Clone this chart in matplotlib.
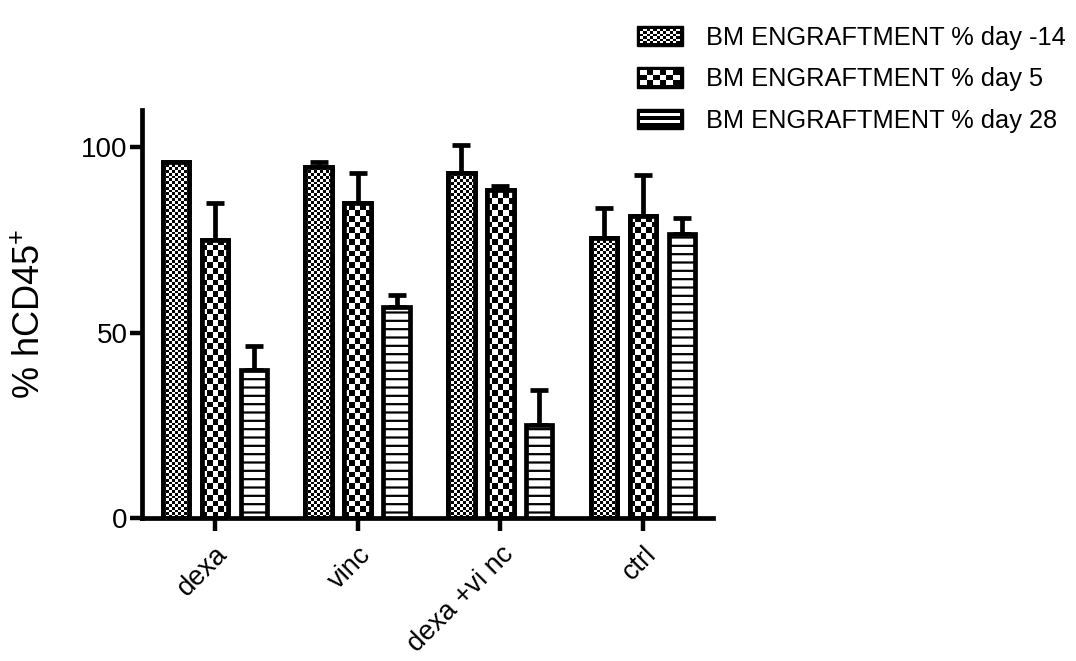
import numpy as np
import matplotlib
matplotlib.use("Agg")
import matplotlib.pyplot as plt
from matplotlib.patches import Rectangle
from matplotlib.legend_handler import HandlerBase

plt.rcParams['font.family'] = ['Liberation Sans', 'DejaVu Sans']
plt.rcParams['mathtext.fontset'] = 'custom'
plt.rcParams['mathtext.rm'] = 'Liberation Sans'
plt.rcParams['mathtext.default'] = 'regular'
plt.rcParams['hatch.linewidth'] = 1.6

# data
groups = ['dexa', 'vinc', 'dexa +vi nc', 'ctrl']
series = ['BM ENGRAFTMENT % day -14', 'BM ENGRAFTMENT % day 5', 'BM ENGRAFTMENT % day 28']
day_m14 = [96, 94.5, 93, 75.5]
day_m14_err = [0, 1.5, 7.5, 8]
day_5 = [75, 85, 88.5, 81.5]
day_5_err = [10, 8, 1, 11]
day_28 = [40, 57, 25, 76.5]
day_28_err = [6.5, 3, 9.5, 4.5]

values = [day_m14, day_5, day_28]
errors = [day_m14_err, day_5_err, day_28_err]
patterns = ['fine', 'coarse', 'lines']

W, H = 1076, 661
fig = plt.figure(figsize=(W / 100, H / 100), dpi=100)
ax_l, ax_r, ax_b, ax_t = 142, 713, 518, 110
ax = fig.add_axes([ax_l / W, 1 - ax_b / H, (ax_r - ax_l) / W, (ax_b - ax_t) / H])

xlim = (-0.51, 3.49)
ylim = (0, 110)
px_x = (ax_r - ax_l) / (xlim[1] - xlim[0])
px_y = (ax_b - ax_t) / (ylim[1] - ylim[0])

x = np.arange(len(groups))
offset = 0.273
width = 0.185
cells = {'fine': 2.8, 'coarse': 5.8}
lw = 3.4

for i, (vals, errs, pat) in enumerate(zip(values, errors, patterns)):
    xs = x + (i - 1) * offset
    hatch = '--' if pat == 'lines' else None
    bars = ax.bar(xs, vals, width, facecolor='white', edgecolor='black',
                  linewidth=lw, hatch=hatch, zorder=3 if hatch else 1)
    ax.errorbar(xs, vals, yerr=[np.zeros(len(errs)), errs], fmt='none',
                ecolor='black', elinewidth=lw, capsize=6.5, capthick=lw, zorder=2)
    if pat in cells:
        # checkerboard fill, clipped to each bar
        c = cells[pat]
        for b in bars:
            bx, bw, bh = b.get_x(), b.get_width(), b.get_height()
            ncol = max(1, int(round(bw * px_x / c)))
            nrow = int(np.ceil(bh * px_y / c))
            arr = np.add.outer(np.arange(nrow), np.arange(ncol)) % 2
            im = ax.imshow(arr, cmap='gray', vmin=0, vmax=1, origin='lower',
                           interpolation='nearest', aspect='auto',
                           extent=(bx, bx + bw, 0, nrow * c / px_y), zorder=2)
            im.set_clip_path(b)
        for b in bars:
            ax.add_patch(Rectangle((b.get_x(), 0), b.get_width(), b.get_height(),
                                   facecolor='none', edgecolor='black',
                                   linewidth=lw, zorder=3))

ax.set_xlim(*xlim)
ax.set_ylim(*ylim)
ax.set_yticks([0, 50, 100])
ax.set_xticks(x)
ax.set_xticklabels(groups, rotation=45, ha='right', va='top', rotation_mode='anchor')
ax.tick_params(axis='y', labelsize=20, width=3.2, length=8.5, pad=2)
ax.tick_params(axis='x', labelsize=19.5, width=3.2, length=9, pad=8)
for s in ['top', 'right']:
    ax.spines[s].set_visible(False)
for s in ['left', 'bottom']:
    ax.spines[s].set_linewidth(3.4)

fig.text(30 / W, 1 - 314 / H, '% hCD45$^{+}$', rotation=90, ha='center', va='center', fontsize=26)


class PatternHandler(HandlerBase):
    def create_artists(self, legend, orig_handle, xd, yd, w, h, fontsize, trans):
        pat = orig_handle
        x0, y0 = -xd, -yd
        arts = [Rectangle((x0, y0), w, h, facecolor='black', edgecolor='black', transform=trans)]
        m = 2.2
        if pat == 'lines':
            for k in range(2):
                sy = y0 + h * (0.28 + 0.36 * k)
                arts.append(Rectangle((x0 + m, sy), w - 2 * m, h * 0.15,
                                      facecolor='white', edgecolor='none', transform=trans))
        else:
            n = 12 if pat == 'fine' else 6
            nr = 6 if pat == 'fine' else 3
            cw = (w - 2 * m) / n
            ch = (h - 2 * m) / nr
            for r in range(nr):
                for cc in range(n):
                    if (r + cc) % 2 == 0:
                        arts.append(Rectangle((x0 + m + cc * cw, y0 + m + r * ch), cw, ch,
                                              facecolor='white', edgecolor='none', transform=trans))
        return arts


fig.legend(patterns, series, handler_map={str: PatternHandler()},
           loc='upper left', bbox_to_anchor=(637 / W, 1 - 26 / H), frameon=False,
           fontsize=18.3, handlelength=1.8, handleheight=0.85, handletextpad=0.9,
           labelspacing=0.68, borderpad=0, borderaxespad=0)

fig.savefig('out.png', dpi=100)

————————

◆ Task prompt ◆
In the data above, please extract the lines from the first one through the line with "ax = fig.add_axes([ax_l", exactly, and keep pictures out.

◆ Solution ◆
Clone this chart in matplotlib.
import numpy as np
import matplotlib
matplotlib.use("Agg")
import matplotlib.pyplot as plt
from matplotlib.patches import Rectangle
from matplotlib.legend_handler import HandlerBase

plt.rcParams['font.family'] = ['Liberation Sans', 'DejaVu Sans']
plt.rcParams['mathtext.fontset'] = 'custom'
plt.rcParams['mathtext.rm'] = 'Liberation Sans'
plt.rcParams['mathtext.default'] = 'regular'
plt.rcParams['hatch.linewidth'] = 1.6

# data
groups = ['dexa', 'vinc', 'dexa +vi nc', 'ctrl']
series = ['BM ENGRAFTMENT % day -14', 'BM ENGRAFTMENT % day 5', 'BM ENGRAFTMENT % day 28']
day_m14 = [96, 94.5, 93, 75.5]
day_m14_err = [0, 1.5, 7.5, 8]
day_5 = [75, 85, 88.5, 81.5]
day_5_err = [10, 8, 1, 11]
day_28 = [40, 57, 25, 76.5]
day_28_err = [6.5, 3, 9.5, 4.5]

values = [day_m14, day_5, day_28]
errors = [day_m14_err, day_5_err, day_28_err]
patterns = ['fine', 'coarse', 'lines']

W, H = 1076, 661
fig = plt.figure(figsize=(W / 100, H / 100), dpi=100)
ax_l, ax_r, ax_b, ax_t = 142, 713, 518, 110
ax = fig.add_axes([ax_l / W, 1 - ax_b / H, (ax_r - ax_l) / W, (ax_b - ax_t) / H])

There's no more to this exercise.